We have a large corpus of JSON-formatted documents to search through to find patterns and historical trends. Elasticsearch seems like the perfect fit for this problem. The first trick is that the documents are collections of tens of thousands of "nested" documents (with a header). The second trick is that these nested documents represent data with varying types.
In order to accommodate this, all the value fields have been "encoded" as an array of strings, so a single integer value has been stored in the JSON as "[\"1\"]", and a table of floats is flattened to "[\"123.45\",\"678.9\",...]" and so on. (We also have arrays of strings, which don't need converting.) While this is awkward, I would have thought this would be a good compromise, given the way everything else involved in Elasticsearch seems to work.
The particular problem here is that these stored data values might represent a bitfield, from which we may need to inspect the state of one bit. Since this field will have been stored as a single-element string array, like "[\"14657\"], we need to convert that to a single integer, and then bit-shift it multiple times to the desired bit (or apply a mask, if such a function is available).
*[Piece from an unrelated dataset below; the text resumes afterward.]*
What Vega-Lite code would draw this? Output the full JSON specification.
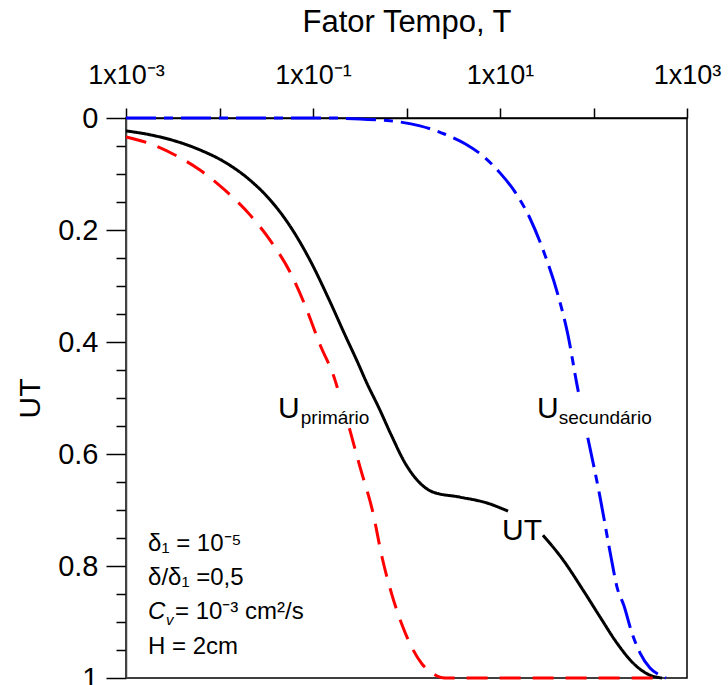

With Elasticsearch, I see that I can embed "Painless" scripts, but examples vary, and I haven't been able to find one that shows how I can covert the arbitrary-length string-array data field to appropriate types, for further comparison. Here's my query script as it stands.
{
"_source" : false,
"from" : 0, "size" : 10,
"query": {
"nested": {
"path": "Variables",
"query": {
"bool": {
"must": {
"match": {"Variables.Designation": "Big_Long_Variable_Name"}
},
"must_not": {
"match": {"Variables.Data": "[0]"}
},
"filter": {
"script": {
"script": {
"source":
"
def vals = doc['Variables.Data'];
return vals[0] != params.setting;
",
"params": {
"setting": 3
}
}
}
}
}
},
"inner_hits": {
"_source": "Variables.Data"
}
}
}
}
I need to somehow transform the vals
variable to an array of ints, pick off the first value, do some bit operations, and make a comparison to return true or false. In this example, I'm hoping to be able to set "setting" equal to the bit position I want to check for on/off.
I've already been through the exercise with Elasticsearch in finding out that I needed to make my Variables.Data field a keyword so I could search on specific values in it. I realize that this is getting away from the intent of Elasticsearch, but I still think this might be the best solution, for other reasons. I created a new index, and reimported my test documents, and the index size went up about 30%. That's a compromise I'm willing to make, if I can get this to work.
What tools do I have in Painless to make this work? (Or, am I crazy to try to do this with this tool?)